Supportive Perspectives:
-
Combating Illicit Activities: Experts emphasize that stringent measures are necessary to address the rampant use of cryptocurrencies for money laundering and scams. The United Nations Office on Drugs and Crime has reported significant cryptocurrency-related criminal activities in Cambodia, prompting the government to block unlicensed exchanges to safeguard the financial system.
-
Regulatory Clarity: By permitting certain stablecoins while banning volatile cryptocurrencies like Bitcoin, the NBC provides a clear regulatory framework. This strategy encourages the use of less risky digital assets, fostering a secure environment for digital transactions and enhancing investor confidence.
Opposing Perspectives:
-
Innovation Stifling: Critics argue that the aggressive measures, including the blocking of major exchanges, may hinder technological innovation and deter foreign investment in Cambodia’s fintech sector. They advocate for a balanced approach that emphasizes comprehensive regulation over outright bans to better support industry growth.
-
Effectiveness Concerns: Some experts question the efficacy of the bans, noting persistent high cryptocurrency usage despite restrictions. They suggest that users may resort to alternative methods, such as over-the-counter trades or decentralized platforms, potentially undermining the government's efforts to control the market.
Analysis and Predictions: The Future of Cryptocurrency in Cambodia
Domestic Financial System Impact:
-
Stability over Volatility: Favoring stablecoins backed by fiat ensures that Cambodian financial institutions can harness blockchain efficiencies, such as faster payments and lower fees, without the destabilizing price swings associated with cryptocurrencies like Bitcoin.
-
Revenue for Banks: Commercial banks and payment institutions stand to gain substantial fee-based revenue from stablecoin transactions, enhancing profitability in a market with limited digital penetration.
International Perception and Investment:
-
Controlled Gateway for Investors: The acceptance of stablecoins could attract fintech companies and stablecoin providers seeking to enter a developing market with clear regulatory guidelines.
-
Partnerships with Global Players: Cambodia’s collaboration with entities like Binance may encourage further international partnerships, fostering infrastructure development and innovation.
Key Stakeholders:
-
Central Bank and Regulators: Gain enhanced control over the financial system, addressing concerns about money laundering and tax evasion, while risking perceptions of conservatism within the global fintech community.
-
Local Businesses and Consumers: Benefit from more efficient payment mechanisms but face limited access to broader decentralized finance (DeFi) solutions due to the Bitcoin ban.

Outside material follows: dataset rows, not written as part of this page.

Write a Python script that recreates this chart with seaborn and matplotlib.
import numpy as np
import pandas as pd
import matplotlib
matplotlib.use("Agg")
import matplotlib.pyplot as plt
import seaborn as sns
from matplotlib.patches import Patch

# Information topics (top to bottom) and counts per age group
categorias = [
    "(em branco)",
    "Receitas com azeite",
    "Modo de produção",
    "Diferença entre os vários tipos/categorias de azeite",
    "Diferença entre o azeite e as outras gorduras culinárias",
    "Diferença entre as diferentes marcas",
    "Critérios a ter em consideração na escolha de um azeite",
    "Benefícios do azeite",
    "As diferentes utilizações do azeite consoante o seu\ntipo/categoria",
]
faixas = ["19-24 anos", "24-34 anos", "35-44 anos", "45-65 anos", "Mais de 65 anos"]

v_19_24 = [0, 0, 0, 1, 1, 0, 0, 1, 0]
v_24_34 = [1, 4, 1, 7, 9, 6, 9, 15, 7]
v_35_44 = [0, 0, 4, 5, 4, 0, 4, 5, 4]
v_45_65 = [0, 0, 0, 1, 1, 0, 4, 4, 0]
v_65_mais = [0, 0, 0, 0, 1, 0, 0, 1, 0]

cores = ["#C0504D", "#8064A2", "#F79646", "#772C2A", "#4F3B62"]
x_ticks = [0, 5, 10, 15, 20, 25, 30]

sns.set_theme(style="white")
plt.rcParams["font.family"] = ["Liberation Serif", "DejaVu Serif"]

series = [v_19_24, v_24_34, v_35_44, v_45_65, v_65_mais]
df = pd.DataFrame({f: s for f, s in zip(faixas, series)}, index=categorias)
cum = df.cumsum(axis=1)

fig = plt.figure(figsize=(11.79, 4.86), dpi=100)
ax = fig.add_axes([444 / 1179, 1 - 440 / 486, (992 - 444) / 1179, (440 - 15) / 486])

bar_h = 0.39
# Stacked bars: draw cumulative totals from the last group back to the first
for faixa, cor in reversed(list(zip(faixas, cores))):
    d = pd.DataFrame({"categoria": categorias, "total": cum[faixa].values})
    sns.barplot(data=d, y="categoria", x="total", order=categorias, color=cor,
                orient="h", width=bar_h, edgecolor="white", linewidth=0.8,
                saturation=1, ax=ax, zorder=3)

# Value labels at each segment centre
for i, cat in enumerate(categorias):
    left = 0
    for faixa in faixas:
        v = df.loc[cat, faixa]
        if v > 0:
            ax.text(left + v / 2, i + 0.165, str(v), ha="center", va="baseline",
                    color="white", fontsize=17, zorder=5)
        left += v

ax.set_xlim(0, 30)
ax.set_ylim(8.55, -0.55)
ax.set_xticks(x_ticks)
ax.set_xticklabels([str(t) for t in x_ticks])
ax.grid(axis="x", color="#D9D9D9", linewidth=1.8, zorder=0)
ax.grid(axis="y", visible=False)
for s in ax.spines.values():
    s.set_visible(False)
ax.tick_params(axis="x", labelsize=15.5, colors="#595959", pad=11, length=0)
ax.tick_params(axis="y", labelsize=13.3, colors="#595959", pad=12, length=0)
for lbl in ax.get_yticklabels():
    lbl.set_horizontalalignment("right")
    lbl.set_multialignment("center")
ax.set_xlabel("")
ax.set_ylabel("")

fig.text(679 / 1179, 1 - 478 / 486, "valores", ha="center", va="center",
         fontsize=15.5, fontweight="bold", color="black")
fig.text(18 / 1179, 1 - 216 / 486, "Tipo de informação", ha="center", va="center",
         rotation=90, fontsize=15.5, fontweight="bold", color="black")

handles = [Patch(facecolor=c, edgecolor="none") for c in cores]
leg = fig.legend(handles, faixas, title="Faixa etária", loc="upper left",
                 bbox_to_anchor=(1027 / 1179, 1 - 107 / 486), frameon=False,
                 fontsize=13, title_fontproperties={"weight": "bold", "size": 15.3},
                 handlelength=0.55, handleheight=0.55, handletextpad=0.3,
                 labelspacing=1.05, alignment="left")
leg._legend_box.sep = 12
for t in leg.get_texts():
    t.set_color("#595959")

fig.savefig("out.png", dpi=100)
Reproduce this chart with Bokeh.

Broader Trends and Speculative Implications:
-
Stablecoin Gateway: Cambodia could emerge as a testing ground for stablecoin-driven economies in the developing world, potentially influencing similar policies in ASEAN nations.
-
Shift to CBDCs: The regulatory stance may pave the way for more robust Central Bank Digital Currencies (CBDCs), expanding on Cambodia’s existing Bakong system.
-
Missed Opportunities: A rigid approach towards decentralized finance may result in Cambodia missing out on transformative blockchain innovations and cross-border investment opportunities.
Conclusion: A Balancing Act for Cambodia’s Crypto Future
Cambodia’s regulatory framework for cryptocurrencies presents a double-edged sword. On one hand, it prioritizes financial stability and the prevention of illicit activities, laying the groundwork for a secure digital financial ecosystem. On the other hand, it risks stifling innovation and alienating global crypto stakeholders. For long-term success, Cambodia must develop a strategic roadmap that gradually expands crypto acceptance while maintaining stringent oversight. Striking the right balance between fostering innovation and ensuring regulatory control will determine whether Cambodia becomes a leader in blockchain technology or a cautionary example in the evolving digital finance landscape.